Denver fashion designers sew fabrics into face masks

Fashion Design students, faculty and staff at Rocky Mountain College of Art + Design (RMCAD) are embracing their new e-classrooms by sewing their fabrics into face masks.

Stitch by stitch, these artists are networking regularly in their virtual environment with peers, professors and friends over at Athena Project for “Fashion in Action,” a collaborative partnership between RMCAD and the non-profit to create and distribute face masks for those who need it most during the COVID-19 pandemic.

Chair of Fashion Design, Nicole Bartet says hosting these sewing circles are a way to stay connected while giving back to the community, “there are two goals in place, building community and helping the community. We, as artists all know that what we do is therapeutic. Knowing that, we were inspired to build our fashion family and do more for our medical professionals on the front lines.

As of today, Fashion in Action is helping senior care centers, home healthcare workers, police departments, homeless shelters, OBGYN workers and high-risk individuals in need. Bartet says she hopes her students gain a sense of pride for their philanthropy, “the skills fashion students learn at RMCAD are helping to protect people in this crisis. It’s a beautiful opportunity for everyone involved. Also, our students gain a connection with the fashion community virtually to feel a little less isolated, learn new sewing skills or practice existing ones.”

The face masks are made out of several different types of material such as cotton and various antimicrobial fabrics. Most materials are being funded by these designers’ fabric stashes, personal donations and funding by RMCAD.

These face masks are meant to serve as a last resort if hospitals and other essential areas of work have run out of medical-grade masks. The Centers for Disease Control and Prevention (CDC) recommends that face masks are sanitized every four to six hours. Bartet says the plan is to make bundles of 10 to allow multiple mask changes throughout someone’s work shift.
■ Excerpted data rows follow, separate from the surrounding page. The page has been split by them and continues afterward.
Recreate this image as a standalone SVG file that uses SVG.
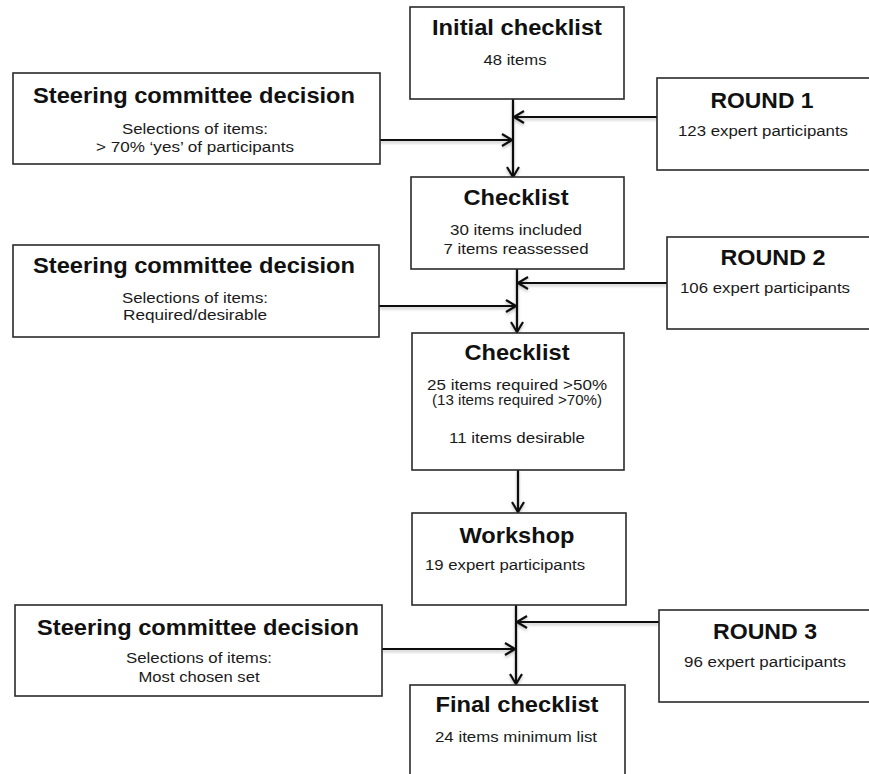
<svg xmlns="http://www.w3.org/2000/svg" width="869" height="774" viewBox="0 0 869 774">
<style>
.box{fill:#fff;stroke:#2a2a2a;stroke-width:1.6}
.t{font-family:"Liberation Sans",Arial,sans-serif;font-weight:bold;font-size:22px;fill:#111;text-anchor:middle}
.r{font-family:"Liberation Sans",Arial,sans-serif;font-weight:bold;font-size:22px;fill:#111;text-anchor:middle}
.s{font-family:"Liberation Sans",Arial,sans-serif;font-size:15.5px;fill:#1a1a1a;text-anchor:middle}
.ss{font-family:"Liberation Sans",Arial,sans-serif;font-size:14px;fill:#1a1a1a;text-anchor:middle}
.l{text-anchor:start}
.c{stroke:#111;stroke-width:2.2;fill:none;marker-end:url(#ah)}
</style>
<defs>
<marker id="ah" viewBox="0 0 12 14" refX="11" refY="7" markerWidth="12" markerHeight="14" markerUnits="userSpaceOnUse" orient="auto">
<path d="M1,1 L11,7 L1,13" fill="none" stroke="#111" stroke-width="2.2"/>
</marker>
<filter id="sh" filterUnits="userSpaceOnUse" x="0" y="0" width="869" height="774">
<feDropShadow dx="0" dy="2" stdDeviation="1.5" flood-color="#000" flood-opacity="0.25"/>
</filter>
</defs>
<rect width="869" height="774" fill="#fff"/>
<g id="connectors" filter="url(#sh)">
<line class="c" x1="513" y1="99" x2="513" y2="177"/>
<line class="c" x1="657" y1="117" x2="514" y2="117"/>
<line class="c" x1="380" y1="140" x2="512" y2="140"/>
<line class="c" x1="517" y1="269" x2="517" y2="332"/>
<line class="c" x1="667" y1="283" x2="518" y2="283"/>
<line class="c" x1="379" y1="306" x2="516" y2="306"/>
<line class="c" x1="518" y1="470" x2="518" y2="512"/>
<line class="c" x1="516" y1="605" x2="516" y2="684"/>
<line class="c" x1="659" y1="622" x2="517" y2="622"/>
<line class="c" x1="382" y1="649" x2="515" y2="649"/>
</g>
<g id="initial">
<rect class="box" x="410" y="7" width="214" height="92"/>
<text class="t" x="517" y="35" textLength="170" lengthAdjust="spacingAndGlyphs">Initial checklist</text>
<text class="s" x="515" y="65" textLength="63" lengthAdjust="spacingAndGlyphs">48 items</text>
</g>
<g id="steering1">
<rect class="box" x="13" y="73" width="367" height="91"/>
<text class="t" x="194" y="103" textLength="322" lengthAdjust="spacingAndGlyphs">Steering committee decision</text>
<text class="s" x="195" y="134" textLength="146" lengthAdjust="spacingAndGlyphs">Selections of items:</text>
<text class="s" x="195" y="152" textLength="198" lengthAdjust="spacingAndGlyphs">&gt; 70% ‘yes’ of participants</text>
</g>
<g id="round1">
<rect class="box" x="657" y="78" width="230" height="92"/>
<text class="r" x="762" y="108" textLength="103" lengthAdjust="spacingAndGlyphs">ROUND 1</text>
<text class="s" x="763" y="136" textLength="170" lengthAdjust="spacingAndGlyphs">123 expert participants</text>
</g>
<g id="checklist2">
<rect class="box" x="411" y="177" width="213" height="92"/>
<text class="t" x="516" y="205" textLength="105" lengthAdjust="spacingAndGlyphs">Checklist</text>
<text class="s" x="516" y="235" textLength="132" lengthAdjust="spacingAndGlyphs">30 items included</text>
<text class="s" x="516" y="254" textLength="145" lengthAdjust="spacingAndGlyphs">7 items reassessed</text>
</g>
<g id="steering2">
<rect class="box" x="13" y="245" width="366" height="92"/>
<text class="t" x="194" y="273" textLength="322" lengthAdjust="spacingAndGlyphs">Steering committee decision</text>
<text class="s" x="195" y="303" textLength="146" lengthAdjust="spacingAndGlyphs">Selections of items:</text>
<text class="s" x="195" y="320" textLength="144" lengthAdjust="spacingAndGlyphs">Required/desirable</text>
</g>
<g id="round2">
<rect class="box" x="667" y="237" width="220" height="92"/>
<text class="r" x="773" y="265" textLength="105" lengthAdjust="spacingAndGlyphs">ROUND 2</text>
<text class="s" x="765" y="293" textLength="170" lengthAdjust="spacingAndGlyphs">106 expert participants</text>
</g>
<g id="checklist3">
<rect class="box" x="412" y="333" width="212" height="137"/>
<text class="t" x="517" y="360" textLength="105" lengthAdjust="spacingAndGlyphs">Checklist</text>
<text class="s" x="517" y="390" textLength="180" lengthAdjust="spacingAndGlyphs">25 items required &gt;50%</text>
<text class="ss" x="517" y="405" textLength="170" lengthAdjust="spacingAndGlyphs">(13 items required &gt;70%)</text>
<text class="s" x="517" y="443" textLength="136" lengthAdjust="spacingAndGlyphs">11 items desirable</text>
</g>
<g id="workshop">
<rect class="box" x="412" y="513" width="214" height="92"/>
<text class="t" x="517" y="543" textLength="115" lengthAdjust="spacingAndGlyphs">Workshop</text>
<text class="s l" x="425" y="570" textLength="160" lengthAdjust="spacingAndGlyphs">19 expert participants</text>
</g>
<g id="steering3">
<rect class="box" x="15" y="605" width="367" height="91"/>
<text class="t" x="198" y="635" textLength="322" lengthAdjust="spacingAndGlyphs">Steering committee decision</text>
<text class="s" x="199" y="663" textLength="146" lengthAdjust="spacingAndGlyphs">Selections of items:</text>
<text class="s" x="199" y="682" textLength="121" lengthAdjust="spacingAndGlyphs">Most chosen set</text>
</g>
<g id="round3">
<rect class="box" x="659" y="610" width="230" height="92"/>
<text class="r" x="765" y="639" textLength="104" lengthAdjust="spacingAndGlyphs">ROUND 3</text>
<text class="s" x="765" y="667" textLength="162" lengthAdjust="spacingAndGlyphs">96 expert participants</text>
</g>
<g id="final">
<rect class="box" x="410" y="685" width="215" height="110"/>
<text class="t" x="517" y="712" textLength="163" lengthAdjust="spacingAndGlyphs">Final checklist</text>
<text class="s" x="516" y="742" textLength="162" lengthAdjust="spacingAndGlyphs">24 items minimum list</text>
</g>
</svg>
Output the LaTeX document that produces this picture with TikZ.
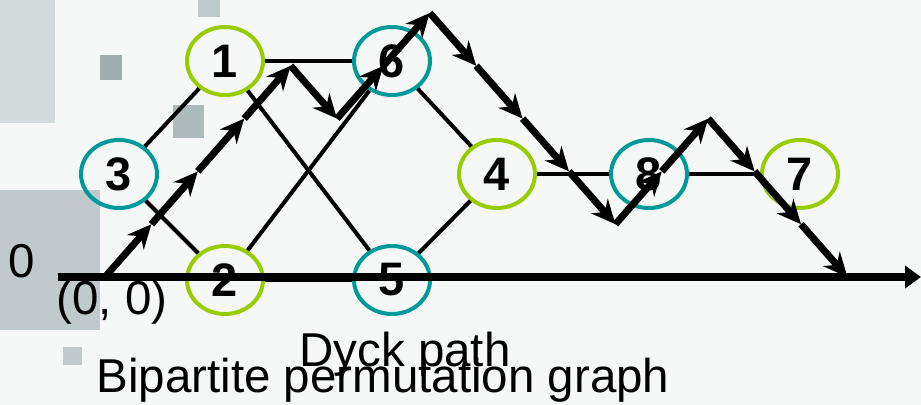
\documentclass[tikz,border=0pt]{standalone}
\usepackage{fontspec}
\setmainfont{Liberation Sans}
\usetikzlibrary{arrows.meta, shapes.geometric}
\definecolor{vertteal}{RGB}{0,153,153}
\definecolor{vertgreen}{RGB}{153,204,0}
\definecolor{slidebg}{RGB}{246,248,248}
\definecolor{tilelight}{RGB}{212,219,221}
\definecolor{tilemid}{RGB}{192,202,205}
\definecolor{tiledark}{RGB}{160,173,175}

\begin{document}
\begin{tikzpicture}[x=0.5pt, y=-0.5pt, >=Stealth,
    vert/.style={ellipse, draw, line width=2pt, minimum width=38pt, minimum height=34pt, inner sep=0pt, font=\fontsize{23.5}{23.5}\selectfont\bfseries},
    edge/.style={line width=2pt},
    dyck/.style={-{Stealth[length=12pt, width=11pt]}, line width=3.5pt},
    lbl/.style={inner sep=0pt, anchor=base, font=\fontsize{23.75}{28}\selectfont}]
    % Slide background with its grey tiles
    \fill[slidebg] (0,0) rectangle (921,405);
    \useasboundingbox (0,0) rectangle (921,405);
    \fill[tilelight] (0,0) rectangle (55,123);
    \fill[tilemid] (0,190) rectangle (100,330);
    \fill[tiledark] (100,55) rectangle (122,80);
    \fill[tiledark!85!white] (173,105) rectangle (204,138);
    \fill[tilemid] (198,0) rectangle (220,17);
    \fill[tilemid] (63,347) rectangle (82,365);

    % Vertices of the graph
    \node[vert, draw=vertteal] (n3) at (119,174) {3};
    \node[vert, draw=vertgreen] (n1) at (225,61) {1};
    \node[vert, draw=vertgreen] (n2) at (225,280) {2};
    \node[vert, draw=vertteal] (n6) at (392,61) {6};
    \node[vert, draw=vertteal] (n5) at (392,280) {5};
    \node[vert, draw=vertgreen] (n4) at (497,174) {4};
    \node[vert, draw=vertteal] (n8) at (649,174) {8};
    \node[vert, draw=vertgreen] (n7) at (800,174) {7};

    % Edges
    \draw[edge] (n3) -- (n1);
    \draw[edge] (n3) -- (n2);
    \draw[edge] (n1) -- (n6);
    \draw[edge] (n1) -- (n5);
    \draw[edge] (n2) -- (n6);
    \draw[edge] (n2) -- (n5);
    \draw[edge] (n6) -- (n4);
    \draw[edge] (n5) -- (n4);
    \draw[edge] (n4) -- (n8);
    \draw[edge] (n8) -- (n7);

    % Horizontal axis
    \coordinate (axstart) at (58,277);
    \coordinate (axend) at (921,277);
    \draw[line width=4pt, -{Triangle[length=8pt, width=11pt]}] (axstart) -- (axend);
    \node[lbl] (zero) at (22,278) {0};
    \node[lbl] (origin) at (112,315) {(0, 0)};

    % Dyck path: up 4, down 1, up 2, down 4, up 2, down 3
    \coordinate (d0) at (105,277);
    \coordinate (d1) at (151.4,224.2);
    \coordinate (d2) at (197.8,171.4);
    \coordinate (d3) at (244.2,118.6);
    \coordinate (d4) at (290.6,65.8);
    \coordinate (d5) at (337,118.6);
    \coordinate (d6) at (383.4,65.8);
    \coordinate (d7) at (429.8,13);
    \coordinate (d8) at (476.2,65.8);
    \coordinate (d9) at (522.6,118.6);
    \coordinate (d10) at (569,171.4);
    \coordinate (d11) at (615.4,224.2);
    \coordinate (d12) at (661.8,171.4);
    \coordinate (d13) at (708.2,118.6);
    \coordinate (d14) at (754.6,171.4);
    \coordinate (d15) at (801,224.2);
    \coordinate (d16) at (847.4,277);
    \draw[dyck] (d0) -- (d1);
    \draw[dyck] (d1) -- (d2);
    \draw[dyck] (d2) -- (d3);
    \draw[dyck] (d3) -- (d4);
    \draw[dyck] (d4) -- (d5);
    \draw[dyck] (d5) -- (d6);
    \draw[dyck] (d6) -- (d7);
    \draw[dyck] (d7) -- (d8);
    \draw[dyck] (d8) -- (d9);
    \draw[dyck] (d9) -- (d10);
    \draw[dyck] (d10) -- (d11);
    \draw[dyck] (d11) -- (d12);
    \draw[dyck] (d12) -- (d13);
    \draw[dyck] (d13) -- (d14);
    \draw[dyck] (d14) -- (d15);
    \draw[dyck] (d15) -- (d16);

    % Captions
    \node[lbl] (dyckcap) at (405,367) {Dyck path};
    \node[lbl] (graphcap) at (383,393) {Bipartite permutation graph};
\end{tikzpicture}
\end{document}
The transition from on-ground to blended learning has been a challenge for most places, but overall smooth for RMCAD students and faculty. Bartet credits her faculty for keeping their students accommodated during this temporary time, “they [professors] have gone above and beyond to navigate the transition with our students. Additionally, online instructors, such as Dr. Darlene C. Ritz, have volunteered to mentor ground instructors who aren’t as familiar with the modality. It truly is teamwork at its best and I am so incredibly proud of the fashion team and the students. Everyone is working together in a time when we’re apart, it’s beautiful to be a part of.”

As it is common for artists to work from home, Fashion in Action has found its place in RMCAD’s Production Construction class since making face masks will be part of Fashion Design students’ final project. By the time students have completed the class, they will all have created their mini-factory inside their homes.